When application 112 loads a resource (or application content) that includes one or more slots for digital components, application 112 can request digital components for each slot. In some implementations, the digital component slot can include code (e.g., script) that causes the application 112 to request the digital component from a digital component distribution system that selects the digital component and provides the digital component to the application 112 for presentation to a user of the client device 110.
The content platform 150 can include a Supply Side Platform (SSP) and a demand side platform (SSP). In general, the content platform 150 manages the selection and distribution of digital components on behalf of the publishers 140 and digital component providers 160.

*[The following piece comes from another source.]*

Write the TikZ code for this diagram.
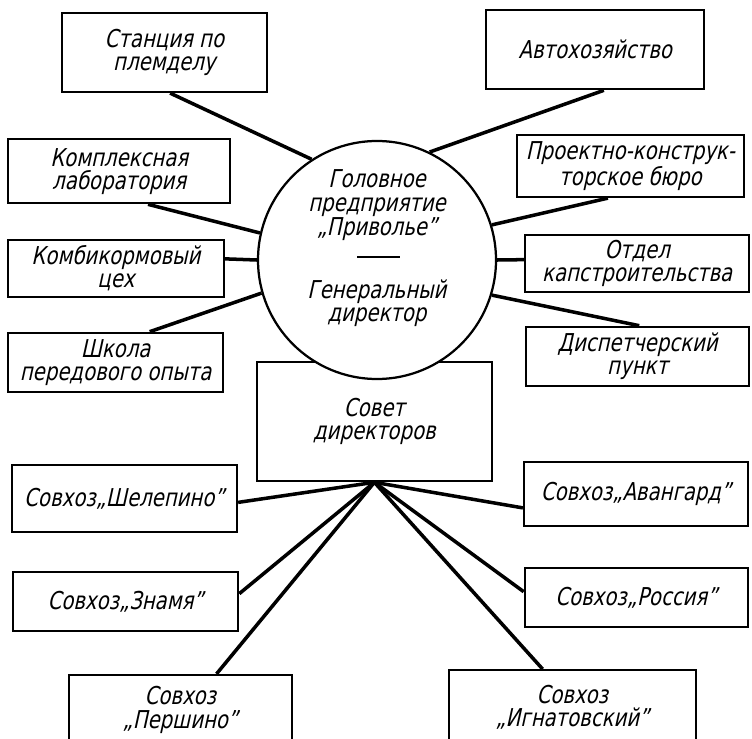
\documentclass[tikz,border=0pt]{standalone}
\usepackage{fontspec}
\newfontfamily\gostfont{DejaVu Sans}[FakeSlant=0.22,FakeStretch=0.8]
\usepackage{tikz}
\usetikzlibrary{calc}
\usetikzlibrary{positioning}

\begin{document}
\begin{tikzpicture}[
    unit/.style={draw, line width=1.6pt, fill=white, align=center, inner sep=0pt},
    link/.style={line width=2.5pt},
    every node/.style={font=\gostfont\fontsize{17.5pt}{16.5pt}\selectfont}
  ]
    \useasboundingbox (0,0) rectangle (18.8,-18.45);
    \clip (0,0) rectangle (18.8,-18.45);

    % left column
    \node[unit, minimum width=5.13cm, minimum height=1.98cm] at (4.11,-1.31) (stancia) {Станция по\\племделу};
    \node[unit, minimum width=5.55cm, minimum height=1.6cm] at (2.98,-4.28) (kompl) {Комплексная\\лаборатория};
    \node[unit, minimum width=5.4cm, minimum height=1.43cm] at (2.9,-6.71) (kombi) {Комбикормовый\\цех};
    \node[unit, minimum width=5.38cm, minimum height=1.48cm] at (2.89,-9.06) (shkola) {Школа\\передового опыта};

    % right column
    \node[unit, minimum width=5.45cm, minimum height=1.98cm] at (14.88,-1.24) (avto) {Автохозяйство};
    \node[unit, minimum width=5.68cm, minimum height=1.55cm] at (15.76,-4.15) (proekt) {Проектно-конструк-\\торское бюро};
    \node[unit, minimum width=5.6cm, minimum height=1.43cm] at (15.93,-6.59) (otdel) {Отдел\\капстроительства};
    \node[unit, minimum width=5.58cm, minimum height=1.48cm] at (15.94,-8.91) (disp) {Диспетчерский\\пункт};

    % centre
    \node[unit, minimum width=5.88cm, minimum height=2.98cm] at (9.36,-10.54) (sovet) {Совет\\директоров};
    \node[unit, circle, minimum size=5.95cm] at (9.425,-6.5) (head) {};
    \node[align=center, font=\gostfont\fontsize{17.5pt}{17.2pt}\selectfont] at (9.425,-5.12) (headup) {Головное\\предприятие\\„Приволье”};
    \node[align=center] at (9.425,-7.58) (headdn) {Генеральный\\директор};
    \draw[line width=1pt] (8.93,-6.43) -- (10.0,-6.43);

    % sovkhozes
    \node[unit, minimum width=5.63cm, minimum height=1.68cm] at (3.11,-12.46) (shelep) {Совхоз„Шелепино”};
    \node[unit, minimum width=5.6cm, minimum height=1.6cm] at (15.9,-12.35) (avang) {Совхоз„Авангард”};
    \node[unit, minimum width=5.63cm, minimum height=1.48cm] at (3.14,-15.04) (znamya) {Совхоз„Знамя”};
    \node[unit, minimum width=5.58cm, minimum height=1.48cm] at (15.91,-14.94) (rossia) {Совхоз„Россия”};
    \node[unit, minimum width=5.58cm, minimum height=1.75cm] at (4.51,-17.75) (pershino) {Совхоз\\„Першино”};
    \node[unit, minimum width=6.18cm, minimum height=1.85cm] at (14.31,-17.68) (ignat) {Совхоз\\„Игнатовский”};

    \draw[link] (stancia.-82) -- (head.123);
    \draw[link] (kompl.-49) -- (head.167);
    \draw[link] (kombi.5) -- (head.180);
    \draw[link] (shkola.42) -- (head.196);
    \draw[link] (avto.-78) -- (head.64);
    \draw[link] (proekt.-125) -- (head.17);
    \draw[link] (otdel.178) -- (head.0);
    \draw[link] (disp.87) -- (head.-17);

    \draw[link] (shelep.-2) -- (sovet.south);
    \draw[link] (avang.187) -- (sovet.south);
    \draw[link] (znamya.4) -- (sovet.south);
    \draw[link] (rossia.177) -- (sovet.south);
    \draw[link] (pershino.45) -- (sovet.south);
    \draw[link] (ignat.128) -- (sovet.south);
\end{tikzpicture}
\end{document}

Some publishers 140 use SSPs to manage the process of obtaining digital components for their digital component slots of resources and/or applications. SSPs are technical platforms implemented as hardware and/or software that automate the process of obtaining digital components of resources and/or applications. Each publisher 140 can have a corresponding SSP or SSPs. Some publishers 140 may use the same SSP.
The digital component provider 160 can create (or otherwise publish) digital components that are presented in digital component slots of publishers' resources and applications. The digital component provider 160 can use the DSP to manage the provisioning of its digital components for presentation in the digital component slots. A DSP is a technical platform implemented in hardware and/or software that will distribute digital components for process automation presented with resources and/or applications. The DSP can interact with multiple supply side platforms SSP on behalf of a digital component provider 160 to provide digital components for presentation with multiple different publisher 140 resources and/or applications. In general, the DSP is capable of receiving a request for a digital component (e.g., from the SSP), generating (or selecting) selection parameters for one or more digital components created by one or more digital component providers based on the request, and providing data and the selection parameters related to the digital component (e.g., the digital component itself) to the SSP. The SSP can then select a digital component for presentation at the client device 110 and provide the client device 110 with data that causes the client device 110 to present the digital component.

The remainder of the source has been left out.